Grâce à ce coaching, j’ai énormément pris confiance en moi, et appris à canaliser mon émotion. C’est très important au début du discours, il faut réussir à la mettre « derrière » soi. Et après, on peut la laisser revenir pour sublimer l’histoire. L’émotion c’est ce qui donne la force au discours.

MF : Une différence, un plus, une particularité dans notre approche ?

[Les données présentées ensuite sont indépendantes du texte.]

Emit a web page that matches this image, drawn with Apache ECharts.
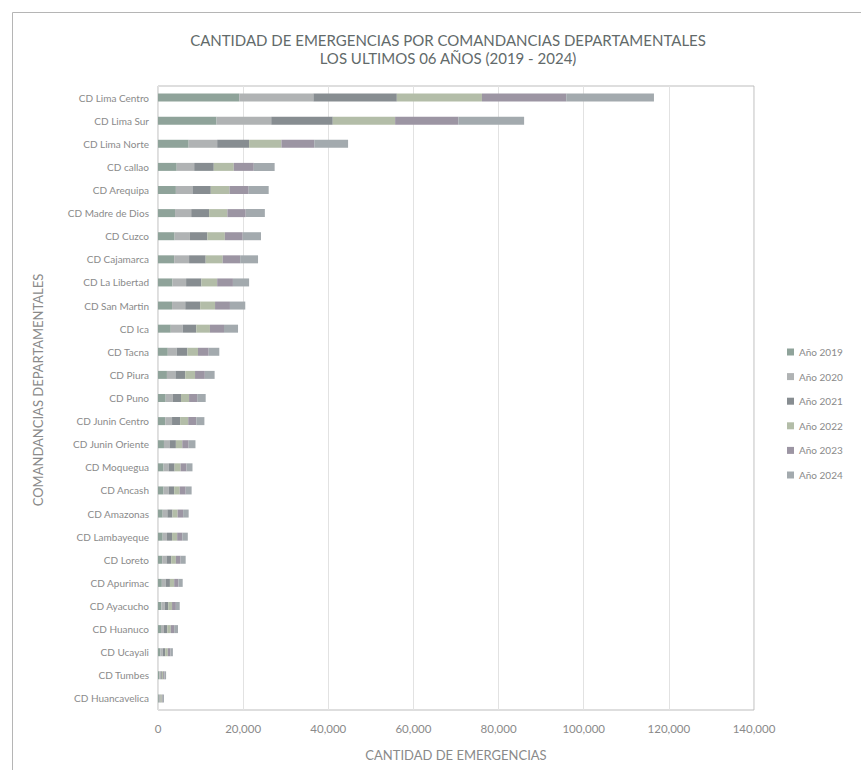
<!DOCTYPE html>
<html>
<head>
<meta charset="utf-8">
<script src="https://cdn.jsdelivr.net/npm/echarts@6/dist/echarts.min.js"></script>
<style>html,body{margin:0;padding:0;background:#fff}#c{width:861px;height:770px}</style>
</head>
<body>
<div id="c"></div>
<script>
const categories = ['CD Lima Centro','CD Lima Sur','CD Lima Norte','CD callao','CD Arequipa','CD Madre de Dios','CD Cuzco','CD Cajamarca','CD La Libertad','CD San Martin','CD Ica','CD Tacna','CD Piura','CD Puno','CD Junin Centro','CD Junin Oriente','CD Moquegua','CD Ancash','CD Amazonas','CD Lambayeque','CD Loreto','CD Apurimac','CD Ayacucho','CD Huanuco','CD Ucayali','CD Tumbes','CD Huancavelica'];
const seriesNames = ['Año 2019','Año 2020','Año 2021','Año 2022','Año 2023','Año 2024'];
const y2019 = [19100,13750,7200,4400,4200,4000,3900,3800,3400,3300,3000,2300,2100,1800,1700,1400,1300,1300,1100,1100,1000,900,800,700,600,300,200];
const y2020 = [17400,12850,6700,4100,3900,3800,3600,3500,3200,3100,2800,2100,2000,1700,1600,1300,1200,1200,1100,1000,1000,900,800,700,500,300,200];
const y2021 = [19600,14450,7500,4600,4300,4200,4100,3900,3600,3500,3200,2500,2300,1900,1900,1500,1400,1300,1200,1200,1100,1000,800,800,600,300,200];
const y2022 = [20000,14650,7600,4700,4400,4300,4100,4000,3700,3500,3200,2500,2300,1900,1900,1500,1400,1300,1200,1200,1100,1000,900,800,600,300,300];
const y2023 = [19800,14850,7700,4700,4500,4300,4200,4100,3700,3500,3300,2500,2300,1900,1900,1500,1400,1400,1300,1200,1100,1000,900,800,600,300,200];
const y2024 = [20600,15450,7950,4900,4700,4500,4300,4200,3800,3600,3300,2500,2300,2000,1900,1600,1400,1400,1300,1300,1200,1000,900,900,600,400,300];
const xTicks = [0,20000,40000,60000,80000,100000,120000,140000];

const values = [y2019,y2020,y2021,y2022,y2023,y2024];
const colors = ['#8fa39a','#b0b3b4','#878d91','#b3bda8','#9c95a3','#a3aaae'];
const font = 'Lato, "Open Sans", sans-serif';

const chart = echarts.init(document.getElementById('c'), null, {renderer:'svg'});
chart.setOption({
  backgroundColor:'#fff',
  animation:false,
  color: colors,
  title:{
    text:'CANTIDAD DE EMERGENCIAS POR COMANDANCIAS DEPARTAMENTALES\nLOS ULTIMOS 06 AÑOS (2019 - 2024)',
    left:443, top:26, textAlign:'center',
    textStyle:{fontFamily:font, fontSize:15, fontWeight:'normal', color:'#626a6a', lineHeight:18}
  },
  legend:{
    orient:'vertical', left:782, top:342,
    itemWidth:7, itemHeight:7, itemGap:14.6, icon:'rect',
    textStyle:{fontFamily:font, fontSize:10, color:'#8a8a8a'},
    data: seriesNames
  },
  grid:{left:158, right:107, top:86, bottom:60, show:true, borderColor:'#bdbdbd', borderWidth:1},
  xAxis:{
    type:'value', min:xTicks[0], max:xTicks[xTicks.length-1], interval:20000,
    name:'CANTIDAD DE EMERGENCIAS', nameLocation:'middle', nameGap:38,
    nameTextStyle:{fontFamily:font, fontSize:13, color:'#8a8a8a'},
    axisLine:{show:false}, axisTick:{show:false},
    axisLabel:{fontFamily:font, fontSize:11.5, color:'#8a8a8a', margin:12,
      formatter:v=>v.toLocaleString('en-US')},
    splitLine:{show:true, lineStyle:{color:'#e2e2e2', width:1}}
  },
  yAxis:{
    type:'category', data:categories, inverse:true,
    axisLine:{show:false}, axisTick:{show:false},
    axisLabel:{fontFamily:font, fontSize:10, color:'#8a8a8a', margin:9}
  },
  graphic:[
    {type:'rect', shape:{x:12.5,y:12.5,width:900,height:800}, style:{fill:'none', stroke:'#b5b5b5', lineWidth:1}, silent:true},
    {type:'text', x:38, y:390, rotation:Math.PI/2, style:{text:'COMANDANCIAS DEPARTAMENTALES', fontFamily:font, fontSize:13, fill:'#8a8a8a', textAlign:'center', textVerticalAlign:'middle'}}
  ],
  series: seriesNames.map((n,i)=>({
    name:n, type:'bar', stack:'total', barWidth:8, data:values[i]
  }))
});
</script>
</body>
</html>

ET : Par le passé, j’avais subi… vous voyez, je dis « subi », le choix du mot en dit long ! Bref, j’avais suivi une formation autour de la communication. C’était une sorte de méthodologie, avec quelques jeux de rôles, mais on sentait que c’était une méthode avec des points de passages obligatoires. C’était une sorte de cheminement qui était imposé. Je l’ai appliqué, ça fonctionne, je ne peux pas dire le contraire, mais ça ne donne rien de personnel. On ne fait qu’adapter. Ici, il y a vraiment quelque chose qui m’a fait faire un grand pas, même un pas énorme, un pas qui était inimaginable. J’en souffrais. Et aujourd‘hui, c’est une victoire, c’est une conquête. C’est parce que le coaching était personnel. La plus grande chose que j’ai sentie ici, c’est qu’on s’intéressait à moi, et pas juste à ce que je demandais. Et ça, c’est très très important. 
On se le dit souvent avec ma collaboratrice, c’est un truc dingue, ça fonctionne ! Là, il y a eu les vœux, il y a quelques semaines. Avec ma collaboratrice, et avec la personne qui allait animer cette cérémonie de vœux, on s’était vu pour se préparer : on en est ressorti avec 3 mots : « Yes we did », la phrase d’Obama. Juste cela, c’est tout ! J’ai bossé là dessus. J’ai trouvé 7 « points de passage ». Je me suis préparé tout seul. Et puis, j’arrive pour la répétition, à 18h. Avec mes feuilles. Je répète. Et c’est lamentable. La-men-table, je n’y arrive pas. Dans ma tête, je me suis dit que je devais aller au bout, avec mes feuilles, pour mémoriser mon texte, comme un acteur le ferait. Et après, je me suis dit « je vais jouer ». J’ai posé mes feuilles, et puis j’y suis allé. Et tout a très bien marché.

MF : Merci Eric, de nous avoir accordé un peu de votre temps.

ET : De rien !

Entretien enregistré le jeudi 2 février, au cabinet des Ressources et des Hommes.